I was thinking if no change in a week..i would start everything over...
thanks guys!


----------



## FEEFA (Nov 19, 2007)

1 you should not have used piranhas to cycle your fish, 2 you are adding way to many chemicals/crap that are probably neutrilizing your ammonia and not letting it cycle properly.

After three weeks you should def be showing nitrites normally.
Also IMO was a waste of time to add meds when all the fish really needed was a clean cycled tank, meds dont help if the ammonia is still poisoning them.

I would leave things alone, dont add fish, do a 50% waterchange, and continue on with a fishless cycle using piece of shrimp or tilapia, and no chemicals other than water conditioner.

Also did you at anytime replace the pads in your filter?
Does your filter have another form of housing Beneficial bacteria like a bio-wheel or something?

Test your levels weekly to see where things are at using a quality test kit.

Once ammo, nitrites are 0 and nitrates are present then you should be ok to add fish.

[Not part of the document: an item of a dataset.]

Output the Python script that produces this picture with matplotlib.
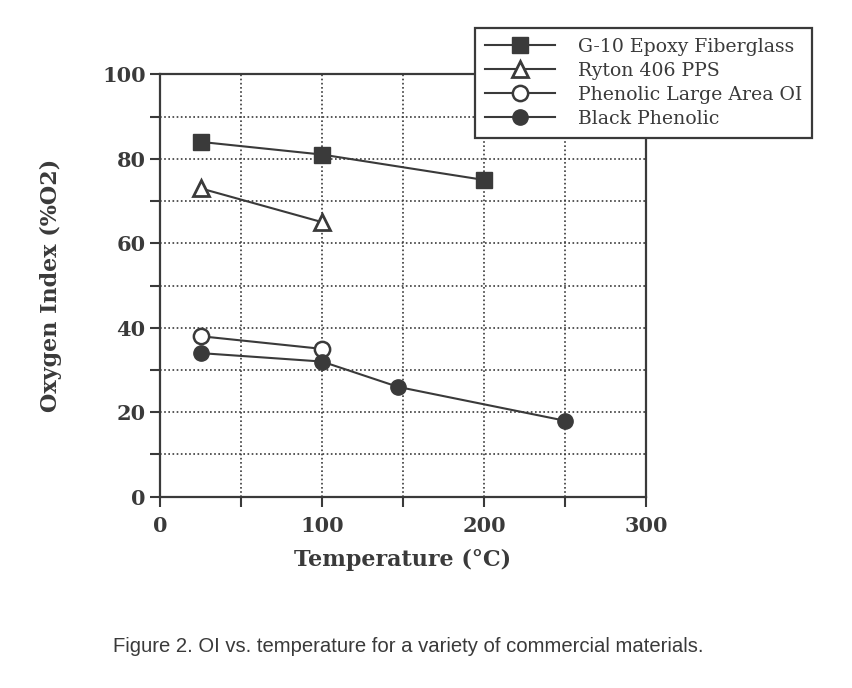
import matplotlib
matplotlib.use("Agg")
import matplotlib.pyplot as plt
from matplotlib.ticker import MultipleLocator

g10_x = [25, 100, 200]
g10_y = [84, 81, 75]
ryton_x = [25, 100]
ryton_y = [73, 65]
phen_x = [25, 100]
phen_y = [38, 35]
black_x = [25, 100, 147, 250]
black_y = [34, 32, 26, 18]

ink = "#3a3a3a"
fig = plt.figure(figsize=(8.52, 6.88), dpi=100)
ax = fig.add_axes([0.188, 0.278, 0.570, 0.614])
ax.set_xlim(0, 300)
ax.set_ylim(0, 100)

lkw = dict(color=ink, lw=1.5)
ax.plot(g10_x, g10_y, marker="s", ms=11, mfc=ink, mec=ink, label="G-10 Epoxy Fiberglass", **lkw)
ax.plot(ryton_x, ryton_y, marker="^", ms=11, mfc="white", mec=ink, mew=2, label="Ryton 406 PPS", **lkw)
ax.plot(phen_x, phen_y, marker="o", ms=11, mfc="white", mec=ink, mew=1.8, label="Phenolic Large Area OI", **lkw)
ax.plot(black_x, black_y, marker="o", ms=11, mfc=ink, mec=ink, label="Black Phenolic", **lkw)

ax.xaxis.set_major_locator(MultipleLocator(100))
ax.xaxis.set_minor_locator(MultipleLocator(50))
ax.yaxis.set_major_locator(MultipleLocator(20))
ax.yaxis.set_minor_locator(MultipleLocator(10))
ax.grid(True, which="both", ls=(0, (1, 1.5)), color=ink, lw=1.2)
ax.tick_params(which="both", direction="out", color=ink, width=1.5)
ax.tick_params(which="major", length=7)
ax.tick_params(which="minor", length=7)
for s in ax.spines.values():
    s.set_color(ink)
    s.set_linewidth(1.6)

for lab in ax.get_xticklabels() + ax.get_yticklabels():
    lab.set_fontfamily("DejaVu Serif")
    lab.set_fontweight("bold")
    lab.set_fontsize(15)
    lab.set_color(ink)
ax.tick_params(axis="x", pad=7)

ax.set_xlabel("Temperature (°C)", family="DejaVu Serif", weight="bold", fontsize=16, color=ink, labelpad=9)
ax.set_ylabel("Oxygen Index (%O2)", family="DejaVu Serif", weight="bold", fontsize=16, color=ink, labelpad=29)

leg = fig.legend(loc="upper left", bbox_to_anchor=(0.557, 0.960), frameon=True, fancybox=False,
                 framealpha=1, facecolor="white",
                 prop={"family": "DejaVu Serif", "size": 13.6}, handlelength=3.7,
                 labelspacing=0.32, borderpad=0.55, handletextpad=1.2, borderaxespad=0)
leg.get_frame().set_edgecolor(ink)
leg.get_frame().set_linewidth(1.6)
for t in leg.get_texts():
    t.set_color(ink)

fig.text(0.133, 0.052, "Figure 2. OI vs. temperature for a variety of commercial materials.",
         family="Liberation Sans", fontsize=14.6, color=ink)

fig.savefig("out.png", dpi=100, facecolor="white")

Also I forgot to mention, one bite sized cube of either the shrimp or tilapia will be enough for the cycle and replace it every few days.
If you add more ammonia source than your filter can produce/house beneficial bacteria then you will always have ammo and possibly nitrites present with constant higher nitrates


----------



## thbstwthn (May 15, 2007)

I never replaced the filter cartridges...and yes theres some room to include a biowheel....will do


----------